Lewis Craig was born in Orange County, Va about the year 1737.  He was raised on a farm, receiving very limited education, and, in early life, was married to Betsy Landers.  He was first awakened to a sense of his guilt and condemnation about the year 1765 under the preaching of Samuel Harris.....there are several pages of information on his preaching in Orange....During a revival in Upper Spotsylvania, in  1776, over one hundred were added to its membership (referring to Dover Association) This church prospered as long as Mr. Craig remained with it in its first location....He was now in the vigor and strength of manhood--a little under 45 years of age.  He had been fourteen years in the ministry, had enjoyed extraordinary success, and had had a wider and more varied experience than most men have in a life-time.  
    Mr. Craig continued to serve Upper Spottsylvania church as pastor, til 1781 when he moved to Kentucky.  So strongly was the church attached to him, that most of its members came with him.  At exactly what time in the fall they started has not been ascertained.  But Mr. Craig was on the Holsten river on the road leading from his former home, by way of Cumberland Gap, to his destination in Kentucky on the 28th of September, 1781, for on that day, he aided in constituting a church at that point, then the extreme western settlement in Virginia.  
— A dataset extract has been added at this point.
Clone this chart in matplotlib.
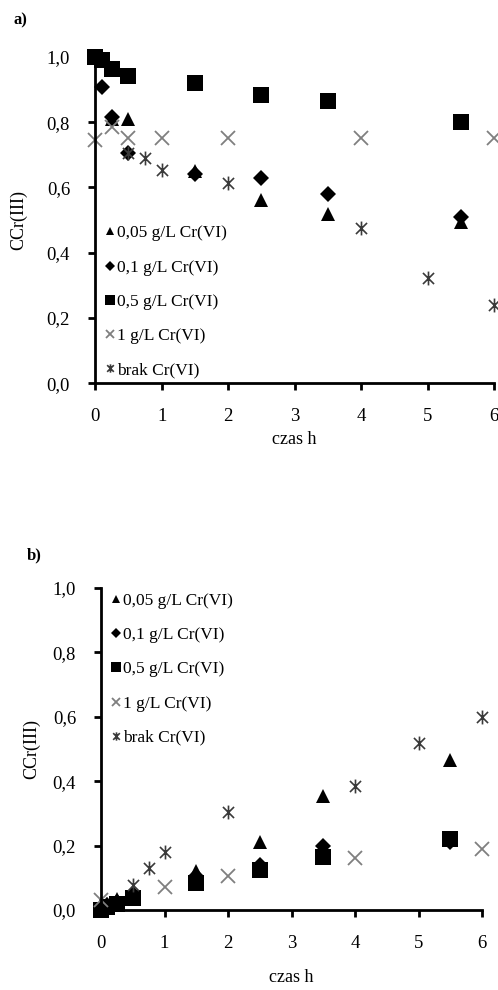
import matplotlib
matplotlib.use("Agg")
import matplotlib.pyplot as plt
from matplotlib.path import Path
from matplotlib.ticker import FuncFormatter

plt.rcParams['font.family'] = ['Liberation Serif', 'DejaVu Serif']

labels = ["0,05 g/L Cr(VI)", "0,1 g/L Cr(VI)", "0,5 g/L Cr(VI)", "1 g/L Cr(VI)", "brak Cr(VI)"]

# Panel a
a_t_005 = [0, 0.25, 0.5, 1.5, 2.5, 3.5, 5.5]
a_v_005 = [1.0, 0.81, 0.81, 0.65, 0.56, 0.52, 0.495]
a_t_01 = [0, 0.1, 0.25, 0.5, 1.5, 2.5, 3.5, 5.5]
a_v_01 = [1.0, 0.907, 0.815, 0.707, 0.64, 0.628, 0.58, 0.51]
a_t_05 = [0, 0.1, 0.25, 0.5, 1.5, 2.5, 3.5, 5.5]
a_v_05 = [1.0, 0.99, 0.963, 0.94, 0.92, 0.883, 0.865, 0.80]
a_t_1 = [0, 0.25, 0.5, 1, 2, 4, 6]
a_v_1 = [0.745, 0.785, 0.75, 0.75, 0.75, 0.75, 0.75]
a_t_brak = [0.5, 0.75, 1, 2, 4, 5, 6]
a_v_brak = [0.705, 0.69, 0.653, 0.613, 0.475, 0.322, 0.24]

# Panel b
b_t_005 = [0, 0.1, 0.25, 0.5, 1.5, 2.5, 3.5, 5.5]
b_v_005 = [0.0, 0.02, 0.035, 0.06, 0.12, 0.21, 0.355, 0.465]
b_t_01 = [0, 0.1, 0.25, 0.5, 1.5, 2.5, 3.5, 5.5]
b_v_01 = [0.0, 0.015, 0.025, 0.05, 0.105, 0.14, 0.20, 0.21]
b_t_05 = [0, 0.1, 0.25, 0.5, 1.5, 2.5, 3.5, 5.5]
b_v_05 = [0.0, 0.01, 0.02, 0.037, 0.085, 0.125, 0.165, 0.22]
b_t_1 = [0, 1, 2, 4, 6]
b_v_1 = [0.03, 0.07, 0.105, 0.16, 0.19]
b_t_brak = [0.5, 0.75, 1, 2, 4, 5, 6]
b_v_brak = [0.078, 0.13, 0.18, 0.305, 0.385, 0.52, 0.60]

xticks = [0, 1, 2, 3, 4, 5, 6]
yticks = [0.0, 0.2, 0.4, 0.6, 0.8, 1.0]

star = Path([(-1, -1), (1, 1), (-1, 1), (1, -1), (0, -1.25), (0, 1.25)],
            [Path.MOVETO, Path.LINETO, Path.MOVETO, Path.LINETO, Path.MOVETO, Path.LINETO])

styles = [
    dict(marker='^', color='black', ms=10, mew=0),
    dict(marker='D', color='black', ms=8.5, mew=0),
    dict(marker='s', color='black', ms=11.5, mew=0),
    dict(marker='x', color='#7f7f7f', ms=10, mew=1.3),
    dict(marker=star, color='#3a3a3a', ms=10, mew=1.2),
]

fig = plt.figure(figsize=(4.98, 9.9), dpi=100)

def setup(ax, series, legend_anchor, ylabelpad, xlabelpad):
    for (t, v), st, lab in zip(series, styles, labels):
        ax.plot(t, v, linestyle='none', marker=st['marker'], color=st['color'],
                markersize=st['ms'], markeredgewidth=st['mew'], label=lab, clip_on=False)
    ax.set_xlim(0, 6)
    ax.set_ylim(0, 1.0)
    ax.set_xticks(xticks)
    ax.set_yticks(yticks)
    ax.xaxis.set_major_formatter(FuncFormatter(lambda x, p: f"{x:.0f}"))
    ax.yaxis.set_major_formatter(FuncFormatter(lambda y, p: f"{y:.1f}".replace('.', ',')))
    for s in ['top', 'right']:
        ax.spines[s].set_visible(False)
    for s in ['left', 'bottom']:
        ax.spines[s].set_linewidth(2.0)
    ax.tick_params(direction='out', length=5, width=2, labelsize=13.5, pad=13)
    ax.set_xlabel("czas h", fontsize=13, labelpad=xlabelpad)
    ax.set_ylabel("CCr(III)", fontsize=13, labelpad=ylabelpad)
    ax.legend(loc='upper left', bbox_to_anchor=legend_anchor, frameon=False,
              fontsize=12.5, markerscale=0.6, handlelength=0.6, handletextpad=0.1,
              labelspacing=1.04, borderaxespad=0, borderpad=0)

ax1 = fig.add_axes([0.191, 0.613, 0.801, 0.3295])
setup(ax1, [(a_t_005, a_v_005), (a_t_01, a_v_01), (a_t_05, a_v_05),
            (a_t_1, a_v_1), (a_t_brak, a_v_brak)], (0.025, 0.484), 14, 4)

ax2 = fig.add_axes([0.203, 0.0808, 0.765, 0.3252])
setup(ax2, [(b_t_005, b_v_005), (b_t_01, b_v_01), (b_t_05, b_v_05),
            (b_t_1, b_v_1), (b_t_brak, b_v_brak)], (0.025, 0.985), 9, 12)

fig.text(13 / 498, 1 - 20 / 990, "a)", fontsize=12, fontweight='bold', va='center', ha='left')
fig.text(27 / 498, 1 - 555 / 990, "b)", fontsize=12, fontweight='bold', va='center', ha='left')

fig.savefig("out.png", dpi=100)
    Dr. S H. Ford, in the Christian Repository of March, 1856 says of Craig and his traveling charge: “about the 1st of December, they passed the Cumberland Gap....and on the second Lord’s day in December 1781, they had arrived in Lincoln (now Garrard Co.) and met as a Baptist CHurch of Christ at Gilberts Creek.  Old William Marshall preached to them, with their pastor, the first Sunday after their arrival.” ....there is more good information on Lewis Craig in this book.    

 I am looking for lists of what surnames were represented among the group that formed the Traveling Church and found other links that I don't want to loose.

I actually bought a copy of Mr. Ranck's book via amazon just now so it should be in my library.  However, it is available on-line at the URL above.